▸ The task
Write out all entries word for word.

▸ Material for this exercise
- - -

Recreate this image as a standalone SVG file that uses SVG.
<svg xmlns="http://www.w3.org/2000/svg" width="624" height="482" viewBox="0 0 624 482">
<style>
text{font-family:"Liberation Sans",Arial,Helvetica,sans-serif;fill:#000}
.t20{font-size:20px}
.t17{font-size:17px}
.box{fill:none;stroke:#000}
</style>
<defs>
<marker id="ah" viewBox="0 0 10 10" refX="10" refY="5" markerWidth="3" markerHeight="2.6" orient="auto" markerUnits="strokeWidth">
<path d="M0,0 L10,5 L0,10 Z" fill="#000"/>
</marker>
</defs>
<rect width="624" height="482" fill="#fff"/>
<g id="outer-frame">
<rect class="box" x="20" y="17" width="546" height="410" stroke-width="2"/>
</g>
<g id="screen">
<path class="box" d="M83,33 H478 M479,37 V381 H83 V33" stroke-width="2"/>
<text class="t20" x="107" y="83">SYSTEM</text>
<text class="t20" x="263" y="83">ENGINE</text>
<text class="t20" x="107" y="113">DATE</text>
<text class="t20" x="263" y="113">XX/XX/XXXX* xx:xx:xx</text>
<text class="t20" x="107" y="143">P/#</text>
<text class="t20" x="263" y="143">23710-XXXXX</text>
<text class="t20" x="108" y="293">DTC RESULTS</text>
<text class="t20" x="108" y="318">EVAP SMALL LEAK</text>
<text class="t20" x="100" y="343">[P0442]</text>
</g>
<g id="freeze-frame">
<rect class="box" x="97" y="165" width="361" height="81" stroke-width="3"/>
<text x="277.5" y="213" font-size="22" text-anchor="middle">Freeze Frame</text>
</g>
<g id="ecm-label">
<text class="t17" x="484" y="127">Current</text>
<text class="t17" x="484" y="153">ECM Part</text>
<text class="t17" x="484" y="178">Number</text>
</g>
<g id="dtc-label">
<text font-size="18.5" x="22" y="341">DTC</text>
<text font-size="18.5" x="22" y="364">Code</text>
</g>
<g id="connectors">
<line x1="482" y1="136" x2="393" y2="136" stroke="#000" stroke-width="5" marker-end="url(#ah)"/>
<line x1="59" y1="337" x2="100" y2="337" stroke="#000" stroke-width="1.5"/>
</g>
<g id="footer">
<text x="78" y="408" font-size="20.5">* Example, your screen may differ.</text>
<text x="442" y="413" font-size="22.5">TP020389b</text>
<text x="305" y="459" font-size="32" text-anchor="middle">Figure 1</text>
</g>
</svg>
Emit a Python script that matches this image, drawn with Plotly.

- - -

▸ The response
Recreate this image as a standalone SVG file that uses SVG.
<svg xmlns="http://www.w3.org/2000/svg" width="624" height="482" viewBox="0 0 624 482">
<style>
text{font-family:"Liberation Sans",Arial,Helvetica,sans-serif;fill:#000}
.t20{font-size:20px}
.t17{font-size:17px}
.box{fill:none;stroke:#000}
</style>
<defs>
<marker id="ah" viewBox="0 0 10 10" refX="10" refY="5" markerWidth="3" markerHeight="2.6" orient="auto" markerUnits="strokeWidth">
<path d="M0,0 L10,5 L0,10 Z" fill="#000"/>
</marker>
</defs>
<rect width="624" height="482" fill="#fff"/>
<g id="outer-frame">
<rect class="box" x="20" y="17" width="546" height="410" stroke-width="2"/>
</g>
<g id="screen">
<path class="box" d="M83,33 H478 M479,37 V381 H83 V33" stroke-width="2"/>
<text class="t20" x="107" y="83">SYSTEM</text>
<text class="t20" x="263" y="83">ENGINE</text>
<text class="t20" x="107" y="113">DATE</text>
<text class="t20" x="263" y="113">XX/XX/XXXX* xx:xx:xx</text>
<text class="t20" x="107" y="143">P/#</text>
<text class="t20" x="263" y="143">23710-XXXXX</text>
<text class="t20" x="108" y="293">DTC RESULTS</text>
<text class="t20" x="108" y="318">EVAP SMALL LEAK</text>
<text class="t20" x="100" y="343">[P0442]</text>
</g>
<g id="freeze-frame">
<rect class="box" x="97" y="165" width="361" height="81" stroke-width="3"/>
<text x="277.5" y="213" font-size="22" text-anchor="middle">Freeze Frame</text>
</g>
<g id="ecm-label">
<text class="t17" x="484" y="127">Current</text>
<text class="t17" x="484" y="153">ECM Part</text>
<text class="t17" x="484" y="178">Number</text>
</g>
<g id="dtc-label">
<text font-size="18.5" x="22" y="341">DTC</text>
<text font-size="18.5" x="22" y="364">Code</text>
</g>
<g id="connectors">
<line x1="482" y1="136" x2="393" y2="136" stroke="#000" stroke-width="5" marker-end="url(#ah)"/>
<line x1="59" y1="337" x2="100" y2="337" stroke="#000" stroke-width="1.5"/>
</g>
<g id="footer">
<text x="78" y="408" font-size="20.5">* Example, your screen may differ.</text>
<text x="442" y="413" font-size="22.5">TP020389b</text>
<text x="305" y="459" font-size="32" text-anchor="middle">Figure 1</text>
</g>
</svg>
Emit a Python script that matches this image, drawn with Plotly.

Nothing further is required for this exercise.